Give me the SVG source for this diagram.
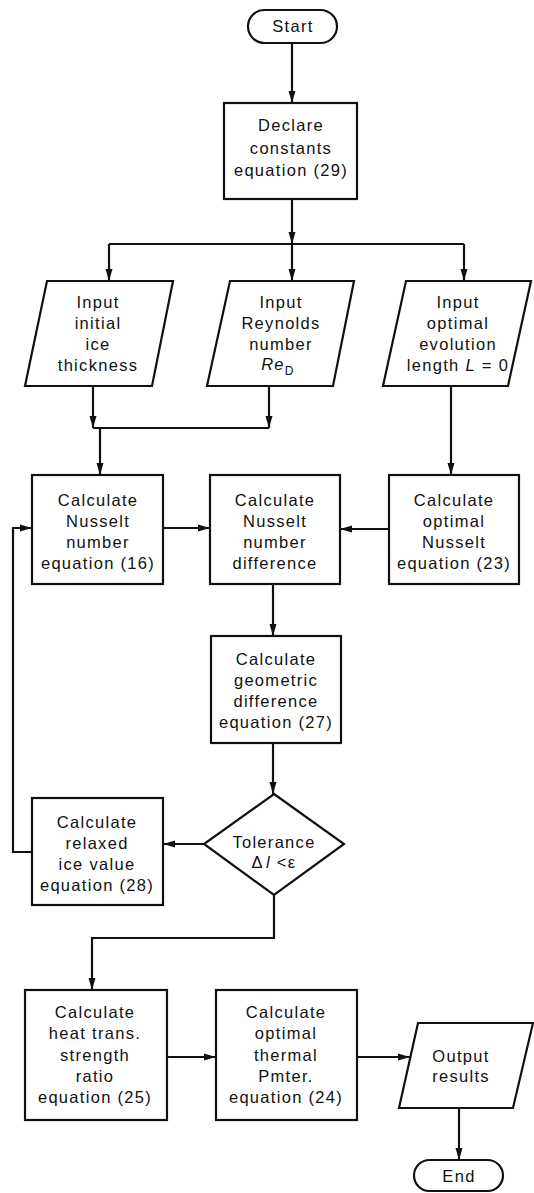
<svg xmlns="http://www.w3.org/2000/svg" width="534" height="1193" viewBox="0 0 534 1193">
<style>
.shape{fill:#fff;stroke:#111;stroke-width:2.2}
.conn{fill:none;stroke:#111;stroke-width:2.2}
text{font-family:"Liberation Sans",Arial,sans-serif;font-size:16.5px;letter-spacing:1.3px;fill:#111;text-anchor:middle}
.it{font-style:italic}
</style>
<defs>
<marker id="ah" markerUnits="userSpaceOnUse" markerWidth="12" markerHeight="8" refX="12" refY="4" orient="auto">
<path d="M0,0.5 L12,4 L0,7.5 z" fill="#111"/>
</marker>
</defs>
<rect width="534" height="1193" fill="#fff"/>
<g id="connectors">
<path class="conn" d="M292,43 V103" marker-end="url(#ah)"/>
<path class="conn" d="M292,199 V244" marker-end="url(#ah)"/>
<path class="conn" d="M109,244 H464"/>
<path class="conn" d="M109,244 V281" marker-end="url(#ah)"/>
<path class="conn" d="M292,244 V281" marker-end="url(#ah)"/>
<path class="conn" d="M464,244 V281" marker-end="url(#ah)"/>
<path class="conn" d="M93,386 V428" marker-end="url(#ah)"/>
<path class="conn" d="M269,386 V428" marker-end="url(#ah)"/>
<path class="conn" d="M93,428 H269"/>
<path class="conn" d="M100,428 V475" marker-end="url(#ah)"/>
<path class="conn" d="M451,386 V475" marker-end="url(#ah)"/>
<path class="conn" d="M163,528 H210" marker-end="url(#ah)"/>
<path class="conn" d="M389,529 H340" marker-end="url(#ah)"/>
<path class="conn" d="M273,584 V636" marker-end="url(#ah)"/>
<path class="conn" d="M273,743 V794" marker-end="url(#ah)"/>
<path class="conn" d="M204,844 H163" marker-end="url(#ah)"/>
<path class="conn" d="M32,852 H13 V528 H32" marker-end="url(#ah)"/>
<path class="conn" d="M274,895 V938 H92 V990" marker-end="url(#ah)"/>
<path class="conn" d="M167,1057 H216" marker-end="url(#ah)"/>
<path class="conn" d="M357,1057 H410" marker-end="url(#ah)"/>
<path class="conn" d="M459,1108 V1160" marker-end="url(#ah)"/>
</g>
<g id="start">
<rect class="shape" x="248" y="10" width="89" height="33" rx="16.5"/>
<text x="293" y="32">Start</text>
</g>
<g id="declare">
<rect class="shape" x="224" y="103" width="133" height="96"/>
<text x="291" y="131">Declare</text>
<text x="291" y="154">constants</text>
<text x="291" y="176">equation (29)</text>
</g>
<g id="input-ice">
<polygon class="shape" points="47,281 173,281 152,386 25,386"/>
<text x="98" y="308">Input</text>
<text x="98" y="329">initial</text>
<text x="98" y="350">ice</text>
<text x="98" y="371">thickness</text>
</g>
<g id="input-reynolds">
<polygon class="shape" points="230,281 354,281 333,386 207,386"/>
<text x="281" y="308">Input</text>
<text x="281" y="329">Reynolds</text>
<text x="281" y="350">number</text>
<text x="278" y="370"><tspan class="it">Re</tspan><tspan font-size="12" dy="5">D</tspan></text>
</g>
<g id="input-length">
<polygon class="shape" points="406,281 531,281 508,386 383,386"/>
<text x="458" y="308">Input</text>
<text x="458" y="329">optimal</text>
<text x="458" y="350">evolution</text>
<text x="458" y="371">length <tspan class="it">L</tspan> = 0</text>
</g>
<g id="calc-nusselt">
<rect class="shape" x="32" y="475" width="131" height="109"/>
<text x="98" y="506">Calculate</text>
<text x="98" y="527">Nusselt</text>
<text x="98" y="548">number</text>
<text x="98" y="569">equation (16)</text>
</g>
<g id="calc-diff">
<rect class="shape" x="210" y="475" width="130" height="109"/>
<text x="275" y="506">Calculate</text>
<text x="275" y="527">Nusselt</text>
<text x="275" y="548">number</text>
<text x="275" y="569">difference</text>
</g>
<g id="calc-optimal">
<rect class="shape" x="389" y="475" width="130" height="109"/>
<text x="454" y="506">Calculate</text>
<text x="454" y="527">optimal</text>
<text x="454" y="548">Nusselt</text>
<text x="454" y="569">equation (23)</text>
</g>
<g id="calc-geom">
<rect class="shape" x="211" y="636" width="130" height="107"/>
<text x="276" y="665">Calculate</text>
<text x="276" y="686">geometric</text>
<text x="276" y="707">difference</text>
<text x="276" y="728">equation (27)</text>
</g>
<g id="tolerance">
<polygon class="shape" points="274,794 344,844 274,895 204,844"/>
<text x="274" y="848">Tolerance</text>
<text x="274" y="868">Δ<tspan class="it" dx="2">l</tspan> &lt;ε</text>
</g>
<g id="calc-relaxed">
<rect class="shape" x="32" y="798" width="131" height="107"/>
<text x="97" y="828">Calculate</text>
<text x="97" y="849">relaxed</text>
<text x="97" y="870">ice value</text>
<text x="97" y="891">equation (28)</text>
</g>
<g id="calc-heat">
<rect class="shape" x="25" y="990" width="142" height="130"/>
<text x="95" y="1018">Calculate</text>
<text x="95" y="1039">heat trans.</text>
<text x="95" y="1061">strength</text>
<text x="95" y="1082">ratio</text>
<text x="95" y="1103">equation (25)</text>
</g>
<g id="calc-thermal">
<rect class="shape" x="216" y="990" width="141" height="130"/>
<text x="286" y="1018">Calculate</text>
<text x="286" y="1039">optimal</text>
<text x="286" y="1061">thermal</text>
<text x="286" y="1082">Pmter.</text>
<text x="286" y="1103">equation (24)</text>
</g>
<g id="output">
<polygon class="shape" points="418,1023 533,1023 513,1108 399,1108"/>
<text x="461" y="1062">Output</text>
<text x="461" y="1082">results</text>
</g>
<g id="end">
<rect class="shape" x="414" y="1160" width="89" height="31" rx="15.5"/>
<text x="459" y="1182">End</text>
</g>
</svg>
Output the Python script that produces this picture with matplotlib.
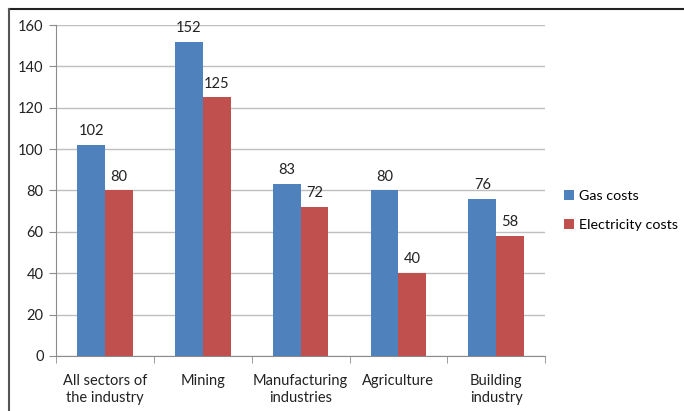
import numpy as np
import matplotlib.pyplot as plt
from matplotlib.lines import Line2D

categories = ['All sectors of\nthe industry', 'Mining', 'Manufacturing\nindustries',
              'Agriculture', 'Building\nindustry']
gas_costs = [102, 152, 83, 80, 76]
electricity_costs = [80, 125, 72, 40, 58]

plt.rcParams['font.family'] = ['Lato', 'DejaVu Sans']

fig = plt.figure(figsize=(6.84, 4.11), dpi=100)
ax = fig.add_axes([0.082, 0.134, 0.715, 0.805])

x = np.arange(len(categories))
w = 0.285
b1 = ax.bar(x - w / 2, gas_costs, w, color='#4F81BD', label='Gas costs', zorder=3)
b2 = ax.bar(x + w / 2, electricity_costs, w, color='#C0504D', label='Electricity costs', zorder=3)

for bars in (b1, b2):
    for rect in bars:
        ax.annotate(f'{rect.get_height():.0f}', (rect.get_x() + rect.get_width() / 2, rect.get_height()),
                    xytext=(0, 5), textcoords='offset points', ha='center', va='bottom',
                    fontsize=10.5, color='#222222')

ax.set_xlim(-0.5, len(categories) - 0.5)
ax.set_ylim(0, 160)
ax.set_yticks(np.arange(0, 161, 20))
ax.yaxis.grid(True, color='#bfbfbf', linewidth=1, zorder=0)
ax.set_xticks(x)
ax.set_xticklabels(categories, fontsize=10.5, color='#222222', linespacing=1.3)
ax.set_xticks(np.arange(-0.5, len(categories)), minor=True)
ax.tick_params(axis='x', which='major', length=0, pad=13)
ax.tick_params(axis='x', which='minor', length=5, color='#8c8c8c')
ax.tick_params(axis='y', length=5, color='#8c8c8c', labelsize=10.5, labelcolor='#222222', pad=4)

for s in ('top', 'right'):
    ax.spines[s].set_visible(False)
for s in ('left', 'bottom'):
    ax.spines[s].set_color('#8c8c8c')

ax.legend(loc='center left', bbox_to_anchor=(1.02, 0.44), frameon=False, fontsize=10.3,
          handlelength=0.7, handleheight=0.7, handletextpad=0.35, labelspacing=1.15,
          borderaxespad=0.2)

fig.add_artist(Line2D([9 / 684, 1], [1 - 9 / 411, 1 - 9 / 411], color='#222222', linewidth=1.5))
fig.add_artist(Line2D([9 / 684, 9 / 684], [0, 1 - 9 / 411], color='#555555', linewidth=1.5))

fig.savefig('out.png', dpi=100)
○ ○ ○
## PROBLEM DESCRIPTION
From the data, list each line in which the string "this" appears.

## ANSWER TO THE EXERCISE
Give me the SVG source for this diagram.
Output the Python script that produces this picture with matplotlib.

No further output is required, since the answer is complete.